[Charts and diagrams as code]
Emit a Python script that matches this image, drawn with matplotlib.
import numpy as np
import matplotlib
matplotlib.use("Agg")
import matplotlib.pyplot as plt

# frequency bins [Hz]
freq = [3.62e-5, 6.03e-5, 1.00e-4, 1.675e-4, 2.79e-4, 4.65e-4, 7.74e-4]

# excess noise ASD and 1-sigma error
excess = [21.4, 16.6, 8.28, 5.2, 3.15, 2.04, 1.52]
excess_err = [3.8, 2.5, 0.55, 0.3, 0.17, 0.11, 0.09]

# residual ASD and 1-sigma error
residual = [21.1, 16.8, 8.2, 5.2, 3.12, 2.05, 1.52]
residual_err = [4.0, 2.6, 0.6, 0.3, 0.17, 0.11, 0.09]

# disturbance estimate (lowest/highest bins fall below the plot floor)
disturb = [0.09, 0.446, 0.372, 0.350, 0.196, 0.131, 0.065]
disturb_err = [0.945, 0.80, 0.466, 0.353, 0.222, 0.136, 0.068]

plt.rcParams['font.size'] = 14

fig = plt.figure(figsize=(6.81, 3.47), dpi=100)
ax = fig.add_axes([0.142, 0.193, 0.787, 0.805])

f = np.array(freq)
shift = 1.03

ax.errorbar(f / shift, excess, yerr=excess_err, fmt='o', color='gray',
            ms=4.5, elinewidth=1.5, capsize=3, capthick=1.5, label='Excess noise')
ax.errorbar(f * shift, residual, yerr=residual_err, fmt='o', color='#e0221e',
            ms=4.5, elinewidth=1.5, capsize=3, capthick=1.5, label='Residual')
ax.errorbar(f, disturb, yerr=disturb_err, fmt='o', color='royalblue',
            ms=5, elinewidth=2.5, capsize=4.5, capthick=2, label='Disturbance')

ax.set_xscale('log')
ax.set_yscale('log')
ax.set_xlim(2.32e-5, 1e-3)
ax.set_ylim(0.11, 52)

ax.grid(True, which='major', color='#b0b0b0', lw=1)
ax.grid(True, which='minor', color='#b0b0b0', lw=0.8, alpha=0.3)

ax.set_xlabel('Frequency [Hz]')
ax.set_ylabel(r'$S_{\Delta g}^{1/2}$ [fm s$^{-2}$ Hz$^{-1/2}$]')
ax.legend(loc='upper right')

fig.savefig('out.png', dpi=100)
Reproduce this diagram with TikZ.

→ **Objective**
Return the full listing, character for character.

→ **Solution to the exercise**
Emit a Python script that matches this image, drawn with matplotlib.
import numpy as np
import matplotlib
matplotlib.use("Agg")
import matplotlib.pyplot as plt

# frequency bins [Hz]
freq = [3.62e-5, 6.03e-5, 1.00e-4, 1.675e-4, 2.79e-4, 4.65e-4, 7.74e-4]

# excess noise ASD and 1-sigma error
excess = [21.4, 16.6, 8.28, 5.2, 3.15, 2.04, 1.52]
excess_err = [3.8, 2.5, 0.55, 0.3, 0.17, 0.11, 0.09]

# residual ASD and 1-sigma error
residual = [21.1, 16.8, 8.2, 5.2, 3.12, 2.05, 1.52]
residual_err = [4.0, 2.6, 0.6, 0.3, 0.17, 0.11, 0.09]

# disturbance estimate (lowest/highest bins fall below the plot floor)
disturb = [0.09, 0.446, 0.372, 0.350, 0.196, 0.131, 0.065]
disturb_err = [0.945, 0.80, 0.466, 0.353, 0.222, 0.136, 0.068]

plt.rcParams['font.size'] = 14

fig = plt.figure(figsize=(6.81, 3.47), dpi=100)
ax = fig.add_axes([0.142, 0.193, 0.787, 0.805])

f = np.array(freq)
shift = 1.03

ax.errorbar(f / shift, excess, yerr=excess_err, fmt='o', color='gray',
            ms=4.5, elinewidth=1.5, capsize=3, capthick=1.5, label='Excess noise')
ax.errorbar(f * shift, residual, yerr=residual_err, fmt='o', color='#e0221e',
            ms=4.5, elinewidth=1.5, capsize=3, capthick=1.5, label='Residual')
ax.errorbar(f, disturb, yerr=disturb_err, fmt='o', color='royalblue',
            ms=5, elinewidth=2.5, capsize=4.5, capthick=2, label='Disturbance')

ax.set_xscale('log')
ax.set_yscale('log')
ax.set_xlim(2.32e-5, 1e-3)
ax.set_ylim(0.11, 52)

ax.grid(True, which='major', color='#b0b0b0', lw=1)
ax.grid(True, which='minor', color='#b0b0b0', lw=0.8, alpha=0.3)

ax.set_xlabel('Frequency [Hz]')
ax.set_ylabel(r'$S_{\Delta g}^{1/2}$ [fm s$^{-2}$ Hz$^{-1/2}$]')
ax.legend(loc='upper right')

fig.savefig('out.png', dpi=100)
Reproduce this diagram with TikZ.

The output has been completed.